Direction. Take every line that has the string "with" and copy it out.

Information provided.
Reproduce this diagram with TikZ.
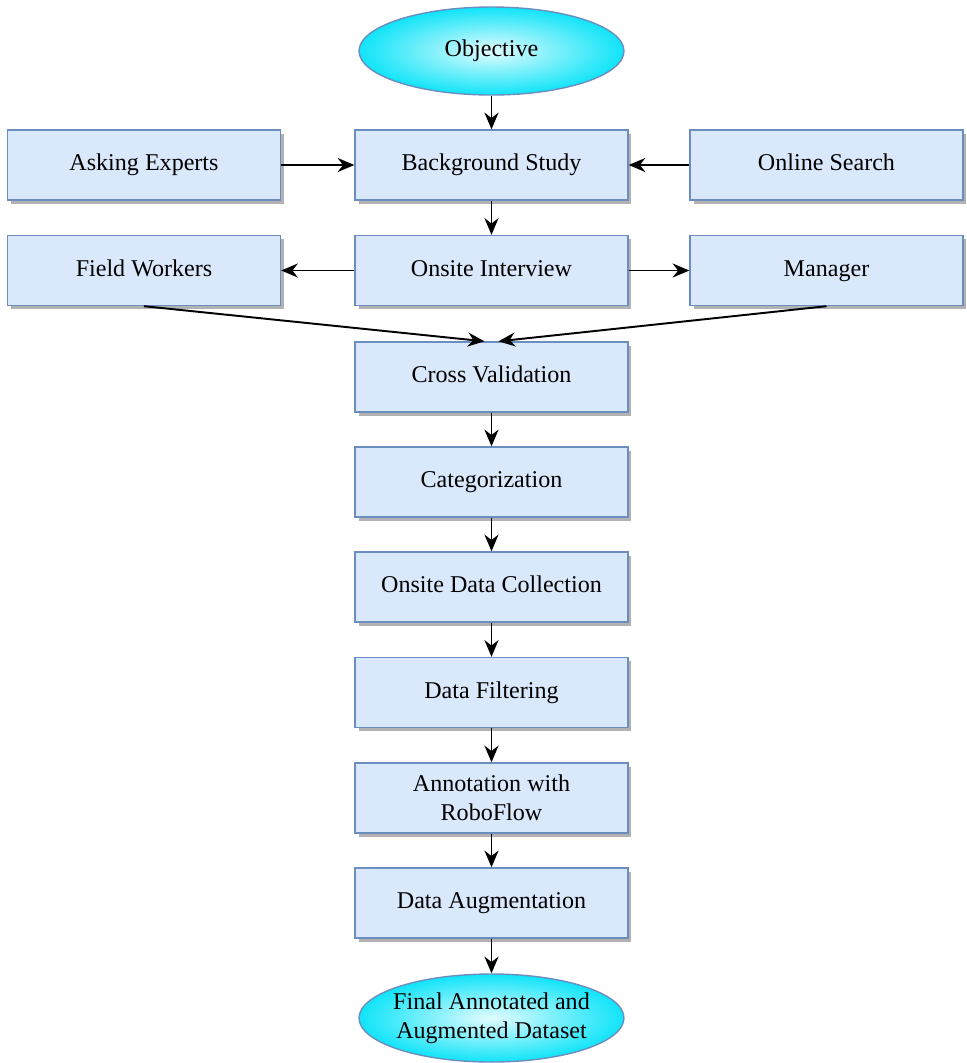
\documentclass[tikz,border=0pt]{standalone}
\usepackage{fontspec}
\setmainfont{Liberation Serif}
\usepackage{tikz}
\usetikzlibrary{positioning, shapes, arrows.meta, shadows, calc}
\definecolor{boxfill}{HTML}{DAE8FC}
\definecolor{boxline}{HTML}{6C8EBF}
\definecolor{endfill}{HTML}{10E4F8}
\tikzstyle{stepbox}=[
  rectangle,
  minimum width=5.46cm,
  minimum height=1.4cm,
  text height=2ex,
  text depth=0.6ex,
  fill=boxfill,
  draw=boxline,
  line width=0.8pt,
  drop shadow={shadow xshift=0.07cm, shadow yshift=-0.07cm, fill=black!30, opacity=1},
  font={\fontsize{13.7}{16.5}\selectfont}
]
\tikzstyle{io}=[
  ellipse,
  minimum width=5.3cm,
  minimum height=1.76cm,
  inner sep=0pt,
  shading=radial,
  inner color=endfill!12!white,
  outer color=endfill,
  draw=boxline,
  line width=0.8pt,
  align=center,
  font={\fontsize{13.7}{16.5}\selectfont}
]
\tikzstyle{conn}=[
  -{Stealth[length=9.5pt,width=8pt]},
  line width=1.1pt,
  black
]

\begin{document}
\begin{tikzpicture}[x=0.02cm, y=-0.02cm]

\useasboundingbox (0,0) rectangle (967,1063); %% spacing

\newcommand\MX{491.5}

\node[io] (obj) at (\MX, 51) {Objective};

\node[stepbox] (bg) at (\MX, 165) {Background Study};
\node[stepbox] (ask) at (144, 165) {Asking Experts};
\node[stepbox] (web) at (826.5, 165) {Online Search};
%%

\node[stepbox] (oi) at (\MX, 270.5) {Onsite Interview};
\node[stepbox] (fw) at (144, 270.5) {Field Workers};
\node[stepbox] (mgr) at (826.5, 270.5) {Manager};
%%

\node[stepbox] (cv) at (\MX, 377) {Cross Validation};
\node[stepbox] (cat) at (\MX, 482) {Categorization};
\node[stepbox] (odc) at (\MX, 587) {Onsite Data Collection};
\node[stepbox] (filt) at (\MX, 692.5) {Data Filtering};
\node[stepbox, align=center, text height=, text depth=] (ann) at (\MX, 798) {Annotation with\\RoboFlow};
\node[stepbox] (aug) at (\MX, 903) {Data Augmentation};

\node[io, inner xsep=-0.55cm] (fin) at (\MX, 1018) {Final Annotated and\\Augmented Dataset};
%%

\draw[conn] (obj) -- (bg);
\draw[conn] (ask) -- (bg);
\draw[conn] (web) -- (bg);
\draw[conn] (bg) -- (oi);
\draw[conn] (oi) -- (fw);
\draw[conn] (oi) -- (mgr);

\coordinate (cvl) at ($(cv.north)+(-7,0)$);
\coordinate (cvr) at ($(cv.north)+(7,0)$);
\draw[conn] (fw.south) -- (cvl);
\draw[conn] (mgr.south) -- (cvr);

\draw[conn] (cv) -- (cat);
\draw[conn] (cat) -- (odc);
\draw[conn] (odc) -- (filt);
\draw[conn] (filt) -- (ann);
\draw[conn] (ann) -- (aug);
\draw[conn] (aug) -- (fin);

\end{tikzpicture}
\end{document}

Exercise solution.
Reproduce this diagram with TikZ.
\node[stepbox, align=center, text height=, text depth=] (ann) at (\MX, 798) {Annotation with\\RoboFlow};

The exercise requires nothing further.